The next problem that you will see in enterprises is that each application has it's own way of accessing common services and resources like external systems, databases and storage. This results in configuration sprawl and the configuration management overhead.

Last but not least purchasing and provisioning the necessary infrastructure for every application is long and tedious process that significantly impacts time-to-market and adds unnecessary tensions between the IT department and the business groups.

Implementing PaaS in the enterprise can alleviate each one of those problems by implementing common functionality like authentication, authorization, database access, messaging etc., reducing the configuration sprawl by providing central service catalog and dynamic reconfiguration, and by decoupling the underlying infrastructure from the application.

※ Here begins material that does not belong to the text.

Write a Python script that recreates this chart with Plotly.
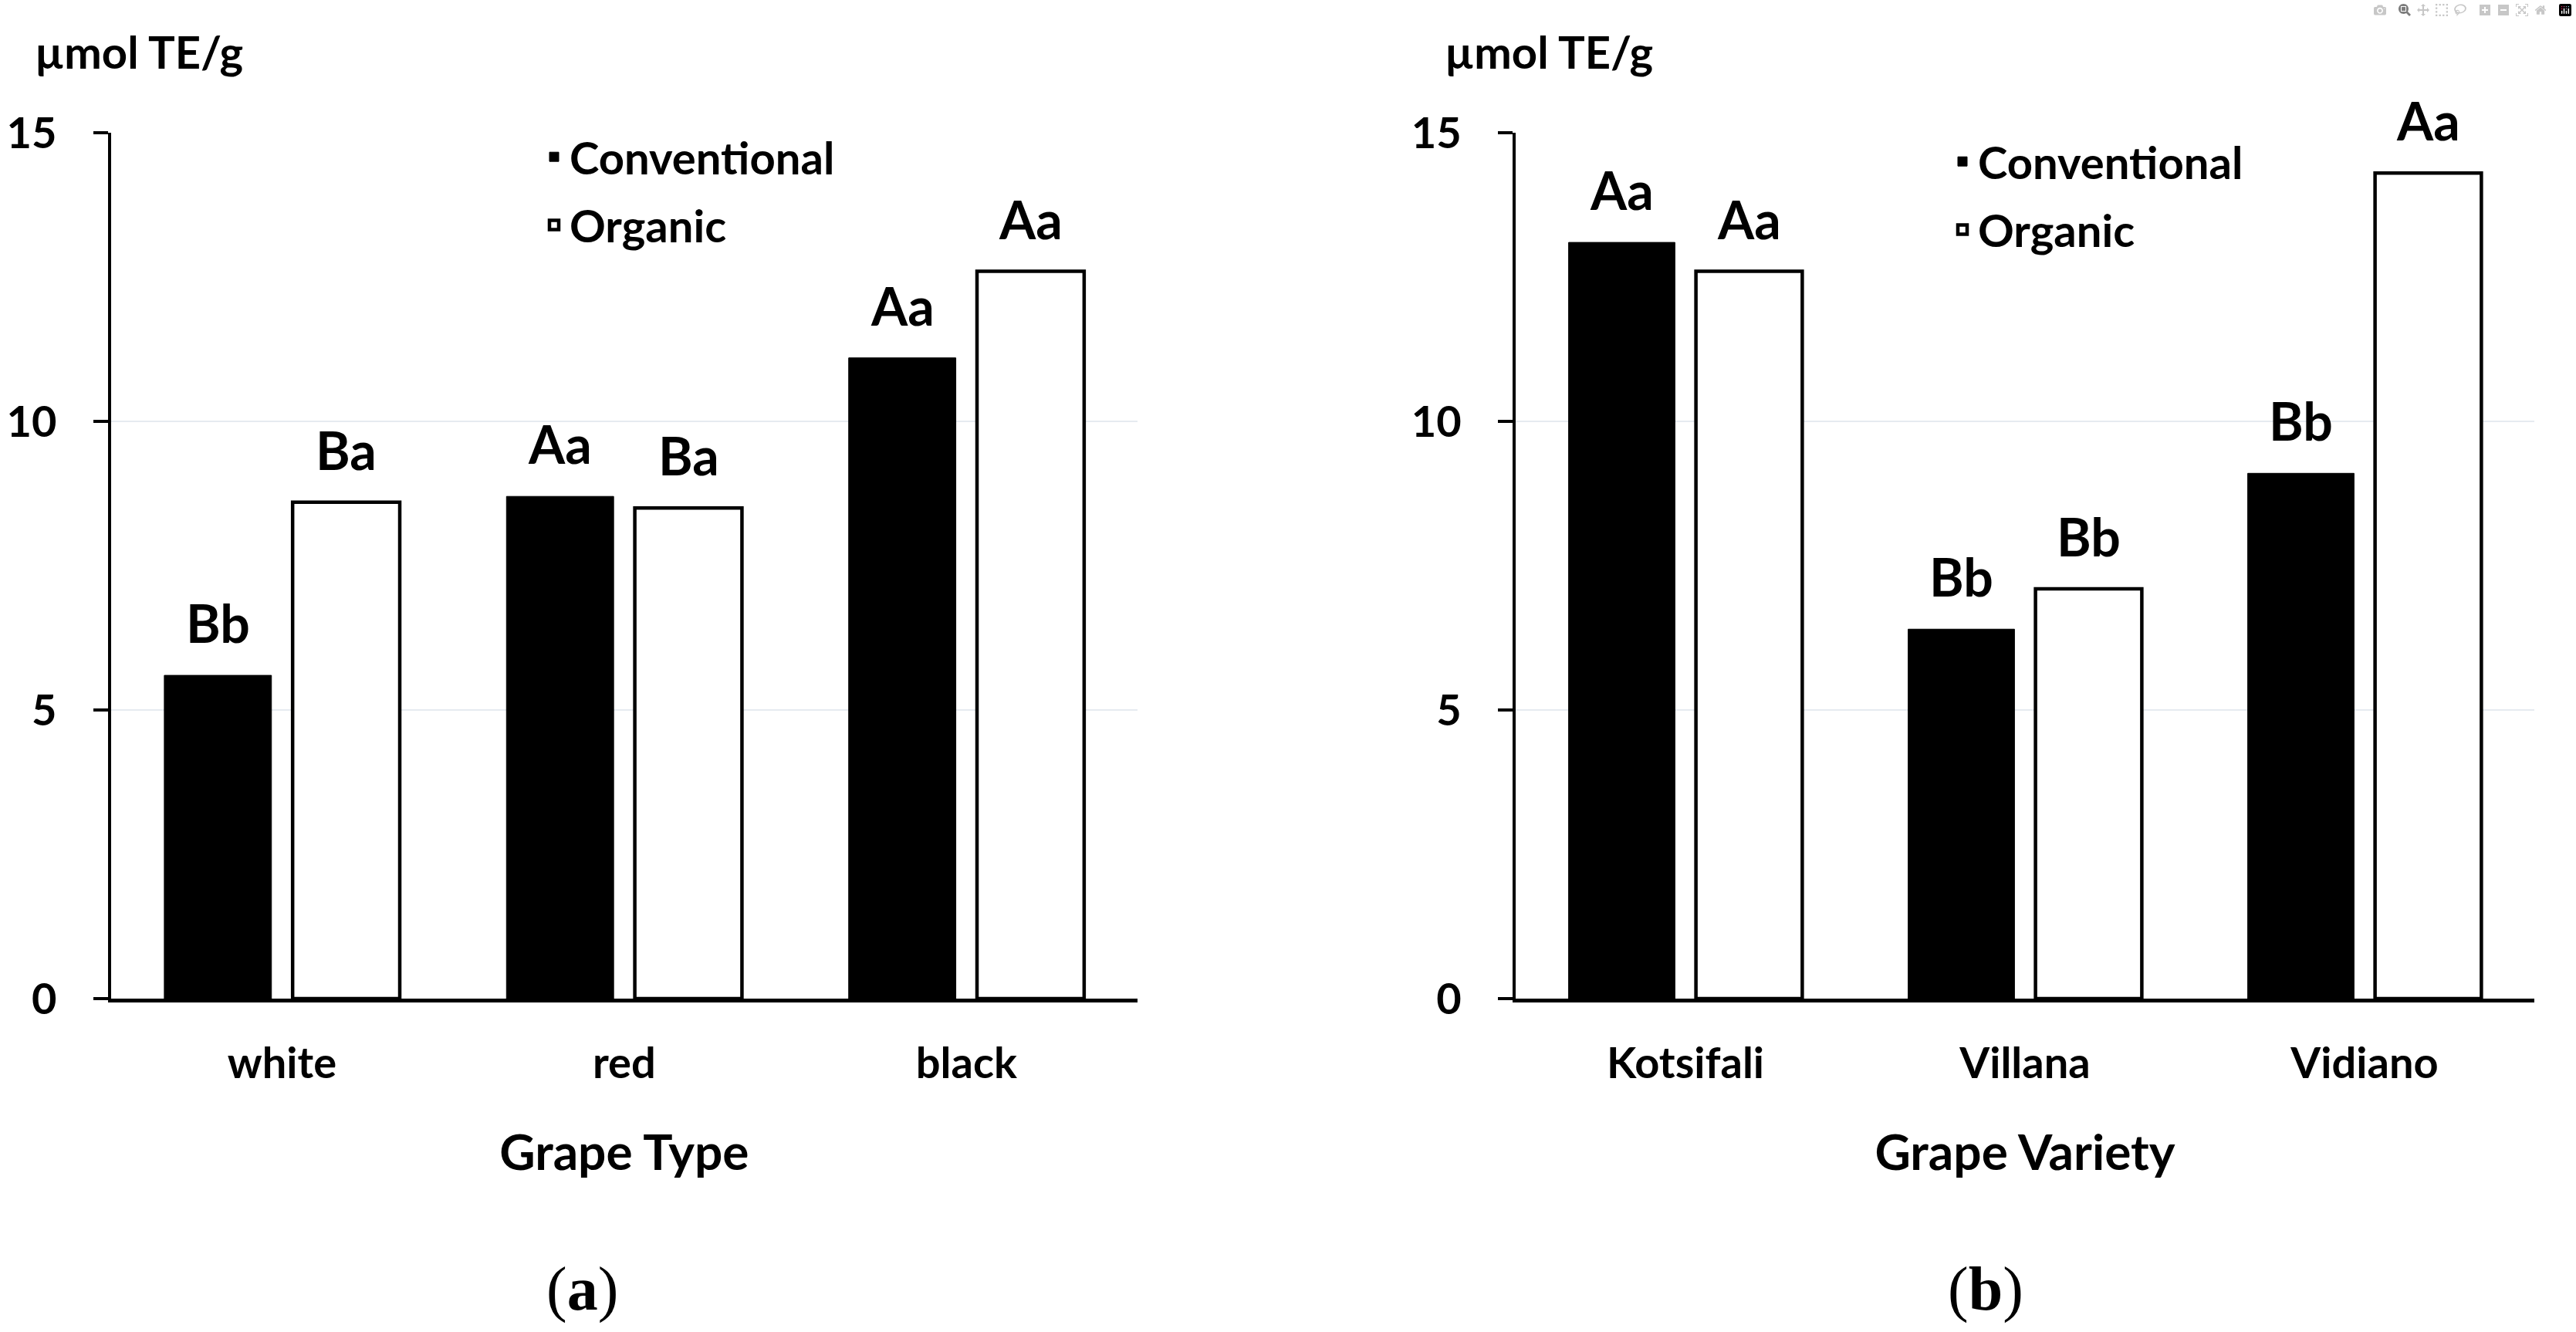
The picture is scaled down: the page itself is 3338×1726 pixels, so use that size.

In addition PaaS leverages the underlying IaaS functionality to provide load balancing, high availability and auto-scaling on the application level.

All PaaS benefits from the enterprise scenario can be easily applied to a consumer application. Those are even more important with mobile, where the growth of users can become exponential. Delivering fluent, scalable and reliable functionality can be crucial to the success of every mobile application. Getting it fast to market though is one of the most important parts. By leveraging PaaS services, mobile application developers can build new experiences fast and easy, without the need to spend time on reimplementing basic functionality. Common features like location awareness, push notifications and even Instagram-like filters are offered by many public PaaS providers - mobile application developers just need to stitch those together in a new experience and publish it on the app stores. Adding the device-indepent nature of those services makes cross-platform rollouts several times faster than if those need to be implemented from scratch.

More than decade ago the application servers advanced the way new applications are developed by offering common framework and set of reusable components. Platforms-as-a-Service are the next step in the evolution of application development by adding inherent cloud computing characteristics like elasticity, on-demand self service and measuring.